If a new convention is to succeed at making California more governable, it will need to get below current anxieties to a deeper stratum of concern. The fact is that, after 150 years of peering over the horizon to see who’s coming to settle and guess what change they will bring, California is no longer a state of arrival. Population growth by natural increase now outpaces migration by three to one. Californians, especially the native born and the young, are less likely to migrate than the residents of all but three other states. By the time today’s California youth reach middle age, native-born Californians will make up the state’s majority for the first time in its history.
“We always assumed we could import the people we need”, says Dowell Myers, the University of Southern California demographer who’s written most extensively about homegrown California. “Before we could get the best from Iowa.” No longer. Middle Americans who once thought of “California” as a byword for “opportunity” now see it as a signal of dysfunction. For the baby boomers who make up the biggest piece of the electorate, California’s ability to create a homegrown workforce is personal, touching every part of their remaining years. Without new blood and new money coming into the state, they need to be asking who will answer the 911 call when there’s trouble, who will care for them when they’re sick, and, above all, who will buy their houses when they need to sell them.

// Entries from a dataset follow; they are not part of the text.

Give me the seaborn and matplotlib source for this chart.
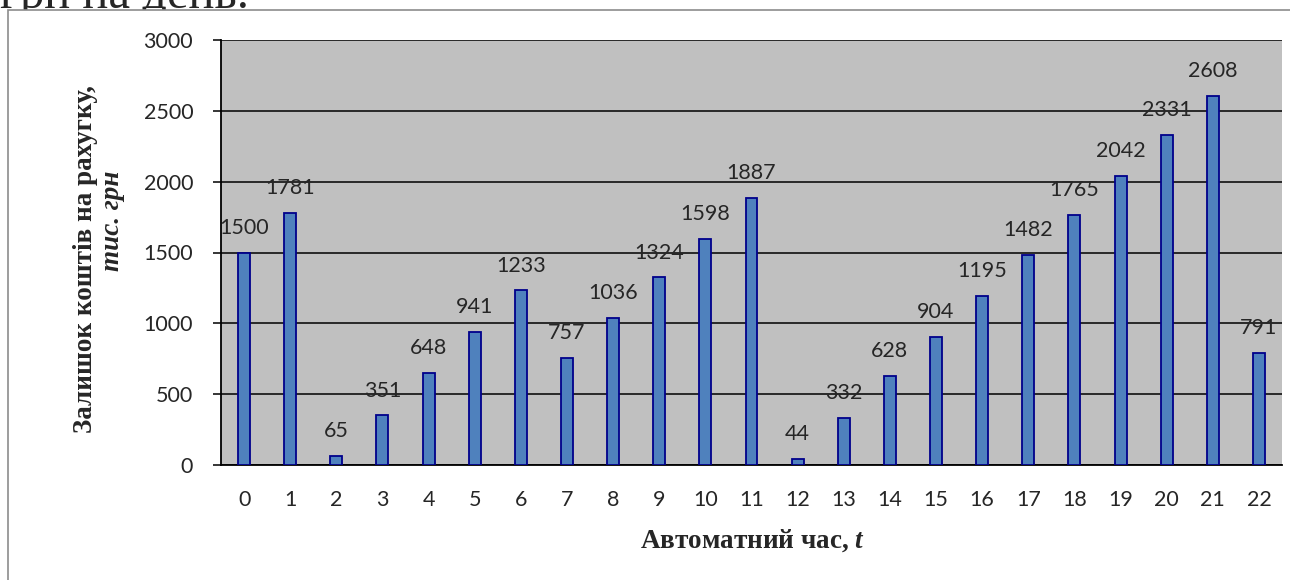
import seaborn as sns
import matplotlib.pyplot as plt
from matplotlib.patches import Rectangle

# Data
hours = [str(h) for h in range(23)]
balance = [1500, 1781, 65, 351, 648, 941, 1233, 757, 1036, 1324, 1598, 1887,
           44, 332, 628, 904, 1195, 1482, 1765, 2042, 2331, 2608, 791]
y_ticks = [0, 500, 1000, 1500, 2000, 2500, 3000]

sns.set_style('white')
plt.rcParams['font.family'] = ['Lato', 'DejaVu Sans']
plt.rcParams['mathtext.fontset'] = 'custom'
plt.rcParams['mathtext.it'] = 'Liberation Serif:italic:bold'
plt.rcParams['mathtext.rm'] = 'Liberation Serif:bold'

W, H = 1290, 580
fig = plt.figure(figsize=(W / 100, H / 100), dpi=100)
ax = fig.add_axes([221 / W, 1 - 465 / H, 1061 / W, 425 / H])
ax.set_facecolor('#C0C0C0')

# cropped text from the page above, partly hidden behind the chart frame
fig.text(0.0, 1 - 8 / H, 'грн на день.', fontsize=35, family='Liberation Serif',
         va='baseline', ha='left', zorder=-3)
# outer chart frame (white, covers the page text)
fig.patches.append(Rectangle((8 / W, -0.1), 1.1, (570 / H) + 0.1,
                             transform=fig.transFigure, facecolor='white',
                             edgecolor='#8C8C8C', linewidth=1.2, zorder=-2))

sns.barplot(x=hours, y=balance, order=hours, width=0.26, color='#4F81BD',
            edgecolor='#00008B', linewidth=1.3, saturation=1, ax=ax, zorder=3)

for i, v in enumerate(balance):
    ax.annotate(str(v), (i, v), xytext=(0, 13.5), textcoords='offset points',
                ha='center', va='baseline', fontsize=15.5, zorder=5)

ax.set_ylim(0, 3000)
ax.set_xlim(-0.5, len(hours) - 0.5)
ax.set_yticks(y_ticks)
ax.yaxis.grid(True, color='black', linewidth=1.1, zorder=1)
ax.set_axisbelow(True)
for s in ['top', 'right']:
    ax.spines[s].set_visible(False)
for s in ['left', 'bottom']:
    ax.spines[s].set_color('black')
    ax.spines[s].set_linewidth(1.3)
ax.tick_params(axis='y', length=6, width=1.1, color='black', pad=14, labelsize=15.5, left=True)
ax.tick_params(axis='x', length=0, pad=18, labelsize=15.5)

ax.set_xlabel('')
ax.set_ylabel('')
fig.text(752 / W, 1 - 548 / H, r'Автоматний час, $t$', fontsize=19.5,
         family='Liberation Serif', fontweight='bold', ha='center', va='baseline')
ax.text(-0.128, 0.485, 'Залишок коштів на рахугку,', transform=ax.transAxes,
        rotation=90, ha='center', va='center', fontsize=19.5,
        family='Liberation Serif', fontweight='bold')
ax.text(-0.102, 0.574, 'тис. грн', transform=ax.transAxes,
        rotation=90, ha='center', va='center', fontsize=19.5,
        family='Liberation Serif', fontweight='bold', style='italic')

fig.savefig('out.png', dpi=100)
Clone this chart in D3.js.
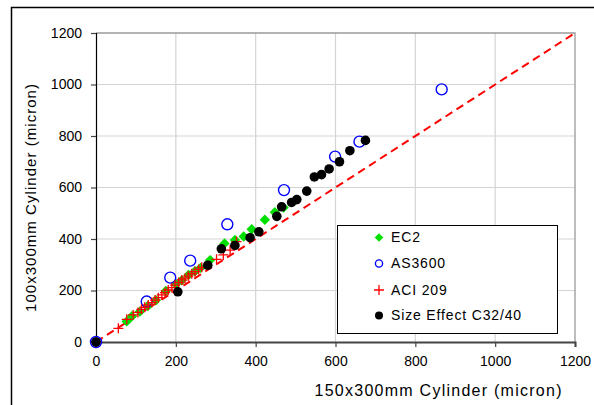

One of the little girls who gathered outside the state Capitol in June to plead for her school’s funding knew the answer to those questions. “Your future depends on my education”, read her sign. Her voice, and her story, is not yet strong enough to break the siege inside “the building.” But with enough IOUs and shuttered parks, with enough homeless children in the streets, and enough teacher layoffs, new leadership from the movement for constitutional change may help her carry the day. Behind the ungovernability narrative is a growing but still unevenly distributed awareness that California’s future, unlike its past, will be homegrown. That awareness, at least, is a start.